1. En basit tanımı ile, paranın semeresidir.
    Bu semerenin elde ediliş amacı nedir peki diye sorarsanız; el cevap: bir miktar paradan, belli bir süre mahrum kalmanın karşılığıdır derim.
    Bu mahrum kalış çeşitli şekillerde olabilir elbette, ancak kabaca iki grupta toplayabiliriz:
    Birinci grupta; bir miktar para vardır ve para sahibi şahıs tarafından tasarruf edilmek suretiyle biriktirilmiştir. İşte bu para; gerek ikili ilişkilerde ödünç yoluyla, gerek banka gibi bir aracı kurum sayesinde kredi kullandırılarak Veya sair iç borçlanma senetleri piyasaları ile borçlanmak isteyen kişilere belli bir süre için verilir. Hatta bu iç borçlanma senetleri ile sizden borç alan taraf yeri geldiğinde bir devlet bile olabilir. İşte burada paranın borç verildiği süre vade denir ve haliyle tasarruf sahibi şahıs vadeye kadar biriktirdiği parasından mahrum kalır. İşte birinci tip faiz Yani anapara ( kapital ) faiz esasen paranın ödeneceği vadeye kadar işletilen faizdir.

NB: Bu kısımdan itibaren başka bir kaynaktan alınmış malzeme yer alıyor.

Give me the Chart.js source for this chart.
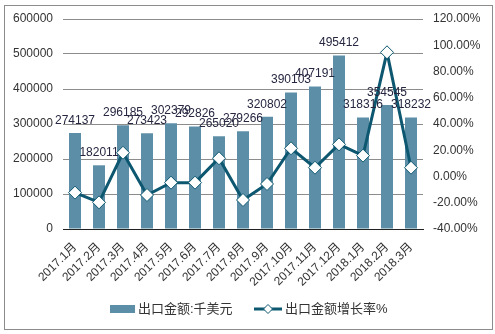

    İkinci grupta; ortada ödenmesi gereken bir borç vardır ve bu borcun bir de vadesi vardır fakat borç vadesinde ödenmemiştir. Yani zaten vadeye kadar parasından uzak kalan tasarruf sahibini daha da bekletiyoruz demektir. İşte burada vade tarihinden itibaren borcunu ödemeyen taraf için bir gecikme faizi işletilir buna da temerrüt faizi deriz.
    Faiz konusuyla alakalı yasal düzenlemeyi merak edenlere Türk borçlar kanunu ve 3095 sayılı faiz kanunu’nu Okumalarını tavsiye ederim.
    Buraya kadar faizin ortaya çıkma ihtimallerinden bahsettim. Faizin hesaplanış şekli ise bambaşka bir konu olup faiz hesaplama türüne göre de basit ve bileşik faiz diye iki farklı faiz türü vardır. Eğer esas borca belli bir formüle göre faiz işletiyorsanız buna basit faiz; yok eğer işletilen faizi esas borca ekleyip üstüne bir kere daha faiz işletiyorsanız buna da bileşik faiz deniyor. Bileşik faizin biraz daha katmerli olduğu aşikar ancak yasal olarak bir iki istisna dışında bileşik faiz uygulaması yasak.